Both the casual fan and the fantasy baseball fan will look at his stats and say he could be the mild mannered Dr. Jekyll. He sports a nice 3.21 ERA, 1.15 WHIP, has 8 wins, 9 quality starts, and goes deep into almost every one of his starts, having yet to go less than 5 complete innings.
The sabermetric fan will look at Hellickson and see the monster that is Mr. Hyde.
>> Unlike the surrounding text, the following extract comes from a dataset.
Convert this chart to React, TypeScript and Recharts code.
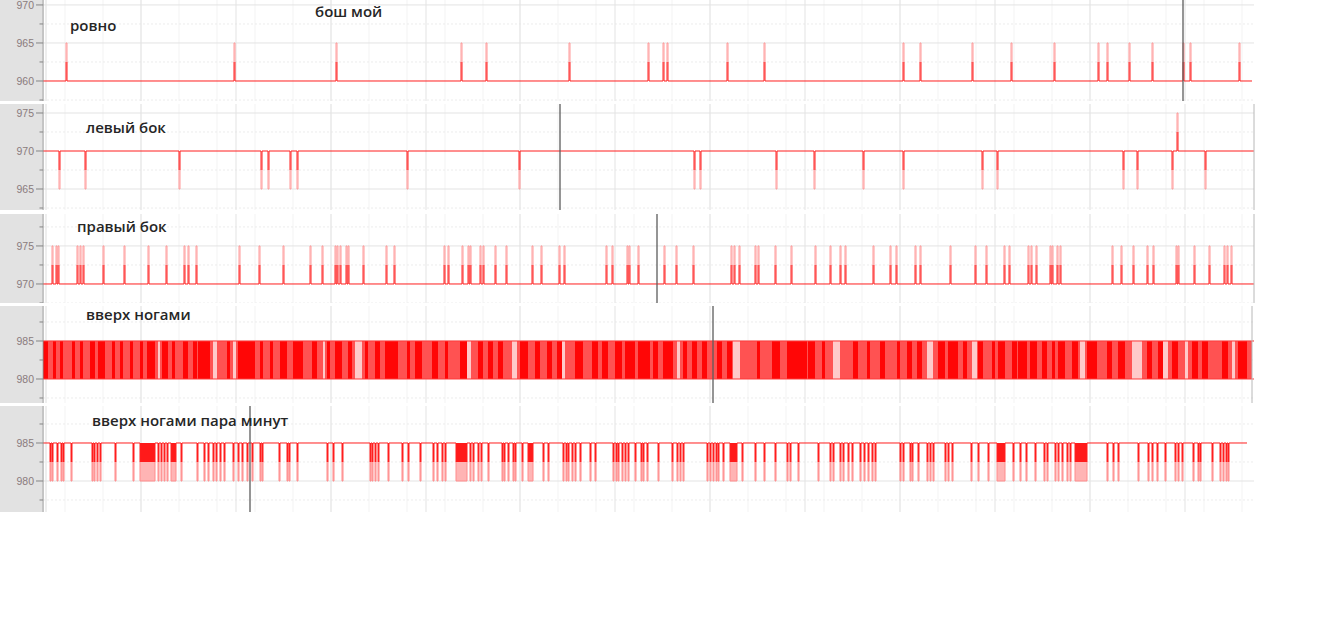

His 4.32 FIP is 13% worse than the league average and 19th worst among all MLB pitchers with at least 100 innings pitched and his xFIP is even worse at 4.48. The 5.90 K/9 and 3.39 BB/9 are far and away the worse rates he has had in his professional career, and his BABIP of .224 would support the theory that he has been very lucky this season.
Tommy Rancel did a good study on Hellickson's BABIP and the conclusion I drew from it was that his BABIP may actually be a somewhat sustainable and largely thanks to his skill. If this is true then his true performance may be closer to his ERA than his FIP. But it still does not explain the low strike out rates and higher walk rates. After all, his swinging strike percentage is a healthy 10.2%. So why are his rates so out of whack?
I honestly hate to blame someone else for the failures of another but in the story of Dr. Jekyll and Mr. Hyde a potion had to be taken to transform Dr. Jekyll into Mr. Hyde. In Hellickson's case the potion that is turning him from Dr. Jekyll to Mr. Hyde may be the umpire's strike zone against him. Thanks to Pitch F/X we can take a look at his called strike zone plot and how many pitches in the zone have been called balls and how many other borderline pitches have not gone Hellickson's way:
I went ahead and looked at other pitchers like Jair Jurrjens, Roy Halladay, and even our very own staff and no one has been pinched the way Hellickson has. If Hellickson could actually get the pitches in the zone called for strikes and add that to his good swinging strike rate then I think we will see the Mr. Hyde act disappear.